China’s Xi Warns Putin Not to Use Nuclear Weapons in Ukraine
2022.11.04 07:49
© Reuters.
By Geoffrey Smith
Investing.com — Chinese President Xi Jinping explicitly warned Russia against the use of nuclear weapons in Ukraine Friday, one of the clearest signs yet of China’s unease at a conflict started by its most important strategic partner.
The international community must “jointly oppose the use of, or threats to use, nuclear weapons,” according to a statement published by the official Chinese news agency Xinhua on Friday.
“Nuclear weapons cannot be used, a nuclear war cannot be waged, in order to prevent a nuclear crisis” in Europe or Asia, he added.
The comments are the clearest warning yet to Russian President Vladimir Putin against further escalating a conflict that is increasingly turning against Russia on the battlefield, despite Russia’s formal decision to annex four regions of eastern and southern Ukraine at the start of October. Ukrainian forces have made steady advances in the southern region of Kherson in recent weeks, forcing the Russian occupation administration to evacuate from the region’s capital city in anticipation of an assault.
Western nations have also kept up the flow of financial and military aid to Ukraine, thwarting Putin’s plans to sow division by cutting off gas supplies to western Europe.

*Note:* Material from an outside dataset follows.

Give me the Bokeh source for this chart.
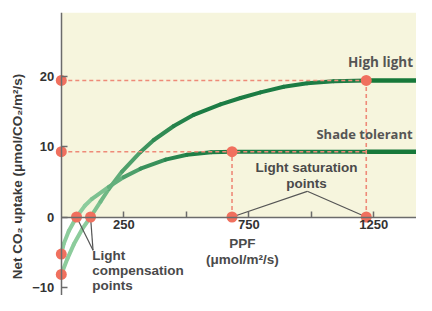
import math
from bokeh.plotting import figure
from bokeh.models import (Range1d, LinearAxis, FixedTicker, BoxAnnotation, Label,
                          ColumnDataSource)
from bokeh.embed import file_html
from bokeh.resources import INLINE

# ---------------- data ----------------
high_x = [0, 25, 50, 84, 117, 157, 190, 243, 317, 370, 450, 530, 637, 717, 797, 890, 984, 1090, 1220]
high_y = [-8.2, -5.9, -3.9, -1.7, 0, 2.2, 4.0, 6.5, 9.3, 11.0, 13.0, 14.6, 16.1, 17.0, 17.8, 18.6, 19.1, 19.4, 19.5]
shade_x = [0, 10, 30, 61, 94, 123, 190, 250, 317, 417, 503, 600, 683, 1220]
shade_y = [-5.3, -3.8, -2.0, 0, 1.6, 2.6, 4.3, 5.7, 6.9, 8.2, 8.9, 9.25, 9.33, 9.33]
plateau_end = 1470

comp_x = [61, 117]            # light compensation points (y = 0)
sat_x = [683, 1220]           # light saturation points (shade, high)
sat_y = [9.33, 19.5]          # saturation uptake (shade, high)
resp_y = [-5.3, -8.2]         # dark respiration at PPF = 0 (shade, high)

x_ticks = [250, 750, 1250]
x_minor = [500, 1000]
y_ticks = [-10, 0, 10, 20]
y_tick_text = {-10: "\u221210", 0: "0", 10: "10", 20: "20"}

# ---------------- figure ----------------
X_END = 1421
p = figure(width=416, height=295, x_range=Range1d(-243.2, X_END), y_range=Range1d(-11.21, 29.21),
           x_axis_type=None, y_axis_type=None, output_backend="svg", toolbar_location=None,
           min_border_left=0, min_border_right=0, min_border_top=12, min_border_bottom=0)
p.outline_line_color = None
p.background_fill_color = "white"
p.border_fill_color = "white"
p.xgrid.visible = False
p.ygrid.visible = False

p.add_layout(BoxAnnotation(left=0, bottom=0, fill_color="#f6f5dd", fill_alpha=1,
                           line_color=None, level="underlay"))

tick_font = "Liberation Sans"
axis_col = "#6b6b6b"
yaxis = LinearAxis(fixed_location=0, ticker=FixedTicker(ticks=y_ticks),
                   major_label_overrides=y_tick_text)
yaxis.major_tick_in = 6
yaxis.major_tick_out = 0
yaxis.minor_tick_line_color = None
yaxis.major_label_standoff = 7
yaxis.axis_line_color = axis_col
yaxis.axis_line_width = 1.5
yaxis.major_tick_line_color = axis_col
yaxis.major_tick_line_width = 1.5
yaxis.major_label_text_font = tick_font
yaxis.major_label_text_font_style = "bold"
yaxis.major_label_text_font_size = "13px"
yaxis.major_label_text_color = "#333333"
p.add_layout(yaxis, "left")

xaxis = LinearAxis(fixed_location=0, ticker=FixedTicker(ticks=x_ticks, minor_ticks=x_minor),
                   bounds=(0, X_END))
xaxis.major_tick_in = 6
xaxis.major_tick_out = 0
xaxis.minor_tick_in = 6
xaxis.minor_tick_out = 0
xaxis.major_label_standoff = 3
xaxis.axis_line_color = axis_col
xaxis.axis_line_width = 1.5
xaxis.major_tick_line_color = axis_col
xaxis.minor_tick_line_color = axis_col
xaxis.major_tick_line_width = 1.5
xaxis.minor_tick_line_width = 1.5
xaxis.major_label_text_font = tick_font
xaxis.major_label_text_font_style = "bold"
xaxis.major_label_text_font_size = "13px"
xaxis.major_label_text_color = "#333333"
p.add_layout(xaxis, "below")

# ---------------- curves (colour shades from light to dark green) ----------------
light = (140, 204, 156)
dark = (28, 124, 68)


def seg_colors(xs, ys, y0, y1):
    cols = []
    for i in range(len(xs) - 1):
        ym = 0.5 * (ys[i] + ys[i + 1])
        t = min(1.0, max(0.0, (ym - y0) / (y1 - y0)))
        c = tuple(int(round(light[k] + (dark[k] - light[k]) * t)) for k in range(3))
        cols.append("#%02x%02x%02x" % c)
    return cols


for xs, ys, y0, y1 in [(high_x, high_y, -1.0, 15.0), (shade_x, shade_y, 2.5, 9.3)]:
    src = ColumnDataSource(dict(
        xs=[[xs[i], xs[i + 1]] for i in range(len(xs) - 1)],
        ys=[[ys[i], ys[i + 1]] for i in range(len(xs) - 1)],
        color=seg_colors(xs, ys, y0, y1)))
    p.multi_line("xs", "ys", source=src, line_color="color", line_width=4, line_cap="round")

# plateaus beyond the high-light saturation point
p.segment(x0=[sat_x[1], sat_x[1]], y0=sat_y, x1=[plateau_end, plateau_end], y1=sat_y,
          line_color="#17793a", line_width=4.5, line_cap="round")

# ---------------- dashed guide lines ----------------
guide = "#ee8a78"
p.segment(x0=[0, 0], y0=sat_y, x1=[sat_x[1], sat_x[1]], y1=sat_y,
          line_color=guide, line_width=1.6, line_dash="4 3")
p.segment(x0=sat_x, y0=[0, 0], x1=sat_x, y1=sat_y,
          line_color=guide, line_width=1.6, line_dash="4 3")

# ---------------- leader lines ----------------
lead = "#555555"
p.segment(x0=comp_x, y0=[0, 0], x1=[127, 127], y1=[-4.76, -4.76], line_color=lead, line_width=1.2)
p.segment(x0=sat_x, y0=[0, 0], x1=[984, 984], y1=[3.67, 3.67], line_color=lead, line_width=1.2)

# ---------------- red points ----------------
pt_x = [0, 0, 0, 0] + comp_x + sat_x + sat_x
pt_y = sat_y + resp_y + [0, 0] + [0, 0] + sat_y
p.scatter(pt_x, pt_y, size=11, fill_color="#f0705e", line_color=None)


# ---------------- texts ----------------
def add_text(x, y, t, align="center", font="Liberation Sans", size="13.5px",
             color="#4a4a4a", angle=0.0):
    p.add_layout(Label(x=x, y=y, text=t, text_align=align, text_baseline="middle",
                       text_font=font, text_font_style="bold", text_font_size=size,
                       text_color=color, angle=angle))


add_text(-175, 5.79, "Net CO\u2082 uptake (\u03bcmol/CO\u2082/m\u00b2/s)", size="13.5px",
         color="#3a3a3a", angle=math.pi / 2)
add_text(1277, 22.2, "High light", font="Open Sans", size="13.5px", color="#555555")
add_text(1213, 11.9, "Shade tolerant", font="Open Sans", size="13px", color="#555555")
add_text(981, 7.1, "Light saturation")
add_text(981, 4.81, "points")
add_text(124, -5.47, "Light", align="left")
add_text(124, -7.61, "compensation", align="left")
add_text(124, -9.76, "points", align="left")
add_text(724, -3.76, "PPF")
add_text(724, -6.04, "(\u03bcmol/m\u00b2/s)")

open("out.html", "w").write(file_html(p, INLINE))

At the time of the annexation, Putin had said he would use “every available means” to defend its Ukrainian conquests, irrespective of the lack of international recognition for the move. Since then, various news reports have suggested concrete discussions by the Russian military about how and in what circumstances a tactical nuclear device could be used in Ukraine, albeit without Putin’s participation. Under Russian law, Putin is the only person allowed to order a nuclear strike.
The statement came during an official visit to Beijing by German Chancellor Olaf Scholz and represents something of a diplomatic coup for Scholz, whose economy has been hurt harder than any other by Russia’s gas blockade harder. Europe’s largest economy is sliding into recession as sky-high energy prices make much of its manufacturing base unprofitable. The same energy issues are swallowing up German – and more broadly, European – disposable income.
Those developments have worrying implications for China too, given its economic dependence on exports to western markets. China’s own growth has slowed well below the official 5.5% target this year, with expanding only 3.9% on the year in the third quarter.